"""

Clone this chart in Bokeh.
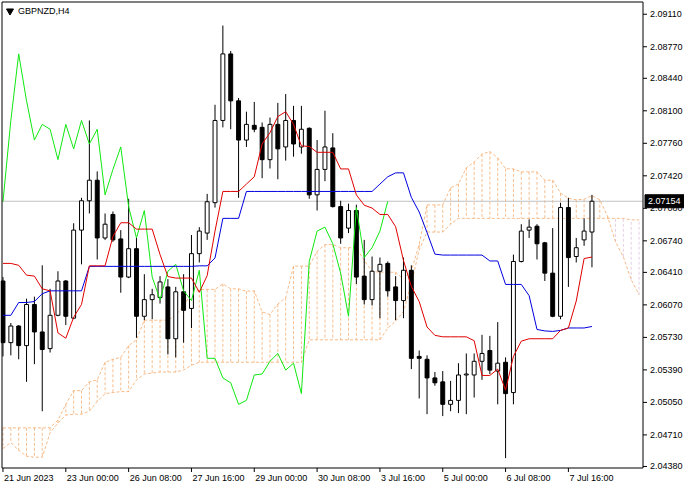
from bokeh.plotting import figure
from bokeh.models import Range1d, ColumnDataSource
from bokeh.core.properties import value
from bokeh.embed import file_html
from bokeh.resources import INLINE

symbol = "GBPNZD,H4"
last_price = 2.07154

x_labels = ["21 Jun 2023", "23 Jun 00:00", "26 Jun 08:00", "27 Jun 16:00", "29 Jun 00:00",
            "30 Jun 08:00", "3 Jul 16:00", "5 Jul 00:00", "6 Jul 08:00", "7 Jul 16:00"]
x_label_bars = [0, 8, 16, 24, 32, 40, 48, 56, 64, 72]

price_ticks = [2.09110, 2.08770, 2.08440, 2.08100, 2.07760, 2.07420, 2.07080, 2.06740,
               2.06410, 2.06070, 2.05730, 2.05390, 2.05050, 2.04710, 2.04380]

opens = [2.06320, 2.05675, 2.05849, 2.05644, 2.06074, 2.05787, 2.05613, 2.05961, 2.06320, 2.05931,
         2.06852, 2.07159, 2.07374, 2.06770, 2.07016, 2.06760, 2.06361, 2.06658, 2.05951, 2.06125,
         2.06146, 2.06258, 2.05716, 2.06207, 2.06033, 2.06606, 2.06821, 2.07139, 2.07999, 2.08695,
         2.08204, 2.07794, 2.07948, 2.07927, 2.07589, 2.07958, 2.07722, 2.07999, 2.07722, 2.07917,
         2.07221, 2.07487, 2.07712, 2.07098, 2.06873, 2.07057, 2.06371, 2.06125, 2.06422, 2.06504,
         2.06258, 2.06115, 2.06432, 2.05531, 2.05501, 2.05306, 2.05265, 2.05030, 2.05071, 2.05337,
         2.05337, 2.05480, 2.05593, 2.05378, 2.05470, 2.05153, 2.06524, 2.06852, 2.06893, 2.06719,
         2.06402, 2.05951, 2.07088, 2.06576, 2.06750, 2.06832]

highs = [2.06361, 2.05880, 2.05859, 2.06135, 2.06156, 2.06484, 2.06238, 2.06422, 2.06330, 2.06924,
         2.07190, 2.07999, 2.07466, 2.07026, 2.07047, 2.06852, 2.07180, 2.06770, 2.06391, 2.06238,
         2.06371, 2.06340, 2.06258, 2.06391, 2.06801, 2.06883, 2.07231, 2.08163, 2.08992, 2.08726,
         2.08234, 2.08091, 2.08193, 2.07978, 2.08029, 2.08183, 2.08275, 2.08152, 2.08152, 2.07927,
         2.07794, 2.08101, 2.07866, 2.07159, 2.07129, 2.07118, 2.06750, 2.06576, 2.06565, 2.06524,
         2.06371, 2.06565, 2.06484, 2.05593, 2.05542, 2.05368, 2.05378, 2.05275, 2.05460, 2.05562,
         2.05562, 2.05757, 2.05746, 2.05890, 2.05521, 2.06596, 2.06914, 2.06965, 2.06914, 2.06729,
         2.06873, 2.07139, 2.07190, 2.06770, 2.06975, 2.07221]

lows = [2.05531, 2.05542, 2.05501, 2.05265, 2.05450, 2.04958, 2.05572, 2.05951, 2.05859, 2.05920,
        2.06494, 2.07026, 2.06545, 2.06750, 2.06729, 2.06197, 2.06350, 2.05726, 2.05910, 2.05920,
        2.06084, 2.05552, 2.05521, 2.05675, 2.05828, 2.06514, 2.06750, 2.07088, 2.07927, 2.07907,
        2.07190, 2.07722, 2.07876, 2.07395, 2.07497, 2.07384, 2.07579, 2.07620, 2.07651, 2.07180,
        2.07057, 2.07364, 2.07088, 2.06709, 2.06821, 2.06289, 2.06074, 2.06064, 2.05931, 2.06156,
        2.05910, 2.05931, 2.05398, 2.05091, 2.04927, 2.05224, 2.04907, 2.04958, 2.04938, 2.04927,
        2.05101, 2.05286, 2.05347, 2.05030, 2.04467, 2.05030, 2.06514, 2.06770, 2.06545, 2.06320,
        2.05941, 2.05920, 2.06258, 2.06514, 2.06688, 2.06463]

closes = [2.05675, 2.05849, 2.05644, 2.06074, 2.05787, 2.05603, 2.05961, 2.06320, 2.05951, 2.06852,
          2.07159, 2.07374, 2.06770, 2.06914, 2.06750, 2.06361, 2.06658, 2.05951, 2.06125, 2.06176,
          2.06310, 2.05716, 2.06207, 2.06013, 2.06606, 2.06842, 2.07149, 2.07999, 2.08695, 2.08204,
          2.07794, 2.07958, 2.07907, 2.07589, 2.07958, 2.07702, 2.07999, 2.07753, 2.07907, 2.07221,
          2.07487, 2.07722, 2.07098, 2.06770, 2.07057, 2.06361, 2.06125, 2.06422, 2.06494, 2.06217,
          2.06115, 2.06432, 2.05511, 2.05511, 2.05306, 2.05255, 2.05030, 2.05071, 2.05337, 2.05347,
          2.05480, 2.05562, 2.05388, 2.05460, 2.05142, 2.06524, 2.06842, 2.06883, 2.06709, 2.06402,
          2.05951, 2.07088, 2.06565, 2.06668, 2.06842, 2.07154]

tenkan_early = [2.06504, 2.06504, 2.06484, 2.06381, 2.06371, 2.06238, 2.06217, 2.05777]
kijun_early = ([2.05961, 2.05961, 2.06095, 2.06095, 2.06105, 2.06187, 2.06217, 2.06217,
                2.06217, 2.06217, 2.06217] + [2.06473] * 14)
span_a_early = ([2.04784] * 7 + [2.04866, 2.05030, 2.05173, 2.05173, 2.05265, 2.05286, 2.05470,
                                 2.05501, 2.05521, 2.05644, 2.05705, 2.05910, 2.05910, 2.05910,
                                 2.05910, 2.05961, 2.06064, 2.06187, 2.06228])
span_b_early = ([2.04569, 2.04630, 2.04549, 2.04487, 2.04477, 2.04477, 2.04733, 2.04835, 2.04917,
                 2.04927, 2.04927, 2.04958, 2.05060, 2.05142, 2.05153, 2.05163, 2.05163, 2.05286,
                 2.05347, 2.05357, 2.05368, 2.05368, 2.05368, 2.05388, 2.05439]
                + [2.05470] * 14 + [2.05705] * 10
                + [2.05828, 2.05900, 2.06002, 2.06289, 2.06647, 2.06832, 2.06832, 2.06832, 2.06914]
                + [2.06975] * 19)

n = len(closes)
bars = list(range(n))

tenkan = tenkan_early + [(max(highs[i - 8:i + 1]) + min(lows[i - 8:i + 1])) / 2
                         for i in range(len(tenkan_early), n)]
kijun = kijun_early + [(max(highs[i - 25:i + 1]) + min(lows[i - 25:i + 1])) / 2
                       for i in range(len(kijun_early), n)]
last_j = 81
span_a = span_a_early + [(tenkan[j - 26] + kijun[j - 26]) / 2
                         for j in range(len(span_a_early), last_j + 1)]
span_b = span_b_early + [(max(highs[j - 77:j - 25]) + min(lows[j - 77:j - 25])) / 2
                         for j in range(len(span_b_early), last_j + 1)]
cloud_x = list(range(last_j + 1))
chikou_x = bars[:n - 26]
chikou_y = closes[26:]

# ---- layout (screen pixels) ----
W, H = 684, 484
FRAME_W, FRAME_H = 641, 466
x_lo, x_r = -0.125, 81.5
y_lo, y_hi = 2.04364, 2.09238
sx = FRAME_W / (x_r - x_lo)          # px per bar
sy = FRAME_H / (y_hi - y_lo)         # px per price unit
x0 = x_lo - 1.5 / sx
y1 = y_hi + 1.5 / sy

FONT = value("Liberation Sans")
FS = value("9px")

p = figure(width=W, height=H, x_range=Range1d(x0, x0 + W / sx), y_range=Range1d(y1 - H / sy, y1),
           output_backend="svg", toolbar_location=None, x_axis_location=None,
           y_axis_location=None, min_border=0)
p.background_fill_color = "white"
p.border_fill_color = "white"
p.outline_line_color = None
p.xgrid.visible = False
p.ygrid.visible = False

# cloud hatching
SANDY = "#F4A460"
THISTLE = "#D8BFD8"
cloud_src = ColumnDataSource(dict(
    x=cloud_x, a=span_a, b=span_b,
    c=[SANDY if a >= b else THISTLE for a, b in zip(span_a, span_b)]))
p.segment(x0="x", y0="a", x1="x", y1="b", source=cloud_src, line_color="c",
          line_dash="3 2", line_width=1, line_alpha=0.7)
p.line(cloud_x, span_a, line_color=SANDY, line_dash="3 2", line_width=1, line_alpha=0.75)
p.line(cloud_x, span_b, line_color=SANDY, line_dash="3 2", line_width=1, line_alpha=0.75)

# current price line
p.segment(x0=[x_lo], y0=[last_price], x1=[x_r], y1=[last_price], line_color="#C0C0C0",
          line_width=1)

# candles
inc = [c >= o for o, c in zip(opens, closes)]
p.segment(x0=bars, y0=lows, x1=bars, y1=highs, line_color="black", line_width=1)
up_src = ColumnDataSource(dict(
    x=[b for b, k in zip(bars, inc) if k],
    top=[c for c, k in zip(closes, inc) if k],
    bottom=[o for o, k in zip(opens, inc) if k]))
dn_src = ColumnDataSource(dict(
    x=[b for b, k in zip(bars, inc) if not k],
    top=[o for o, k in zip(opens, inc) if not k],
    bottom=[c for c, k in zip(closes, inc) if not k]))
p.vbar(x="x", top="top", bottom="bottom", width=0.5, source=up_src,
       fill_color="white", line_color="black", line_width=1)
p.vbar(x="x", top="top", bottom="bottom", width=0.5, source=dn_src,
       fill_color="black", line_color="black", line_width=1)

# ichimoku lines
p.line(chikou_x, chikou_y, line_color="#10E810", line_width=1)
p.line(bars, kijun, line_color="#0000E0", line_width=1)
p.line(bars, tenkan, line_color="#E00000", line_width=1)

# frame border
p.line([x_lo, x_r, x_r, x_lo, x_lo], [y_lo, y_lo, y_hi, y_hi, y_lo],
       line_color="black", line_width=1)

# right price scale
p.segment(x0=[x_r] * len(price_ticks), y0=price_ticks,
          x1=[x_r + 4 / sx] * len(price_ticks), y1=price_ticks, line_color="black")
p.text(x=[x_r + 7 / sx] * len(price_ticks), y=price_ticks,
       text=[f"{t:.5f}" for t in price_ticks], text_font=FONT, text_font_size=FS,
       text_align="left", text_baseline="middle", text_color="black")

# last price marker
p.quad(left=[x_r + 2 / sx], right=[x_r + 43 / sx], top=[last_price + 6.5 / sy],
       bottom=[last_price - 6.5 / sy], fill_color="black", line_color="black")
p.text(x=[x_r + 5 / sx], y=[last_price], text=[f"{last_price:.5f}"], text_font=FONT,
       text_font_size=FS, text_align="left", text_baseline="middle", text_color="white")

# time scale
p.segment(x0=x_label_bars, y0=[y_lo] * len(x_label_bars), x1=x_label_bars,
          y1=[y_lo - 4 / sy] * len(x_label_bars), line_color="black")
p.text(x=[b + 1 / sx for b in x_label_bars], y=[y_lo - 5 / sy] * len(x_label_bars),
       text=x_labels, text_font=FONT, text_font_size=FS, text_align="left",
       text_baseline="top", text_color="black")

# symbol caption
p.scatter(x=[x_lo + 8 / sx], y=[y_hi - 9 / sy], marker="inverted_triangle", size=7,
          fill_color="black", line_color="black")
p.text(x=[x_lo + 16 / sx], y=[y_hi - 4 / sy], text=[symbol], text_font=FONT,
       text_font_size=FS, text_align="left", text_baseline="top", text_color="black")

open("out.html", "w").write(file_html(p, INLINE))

"""

Stated exercise: Starting at the top of the listing above, please restate word for word each line up to and including the one that holds "2.06410, 2.06070, 2.05730, 2.05390, 2.05050, 2.04710, 2.04380]", omitting every image.

Result of the exercise:
Clone this chart in Bokeh.
from bokeh.plotting import figure
from bokeh.models import Range1d, ColumnDataSource
from bokeh.core.properties import value
from bokeh.embed import file_html
from bokeh.resources import INLINE

symbol = "GBPNZD,H4"
last_price = 2.07154

x_labels = ["21 Jun 2023", "23 Jun 00:00", "26 Jun 08:00", "27 Jun 16:00", "29 Jun 00:00",
            "30 Jun 08:00", "3 Jul 16:00", "5 Jul 00:00", "6 Jul 08:00", "7 Jul 16:00"]
x_label_bars = [0, 8, 16, 24, 32, 40, 48, 56, 64, 72]

price_ticks = [2.09110, 2.08770, 2.08440, 2.08100, 2.07760, 2.07420, 2.07080, 2.06740,
               2.06410, 2.06070, 2.05730, 2.05390, 2.05050, 2.04710, 2.04380]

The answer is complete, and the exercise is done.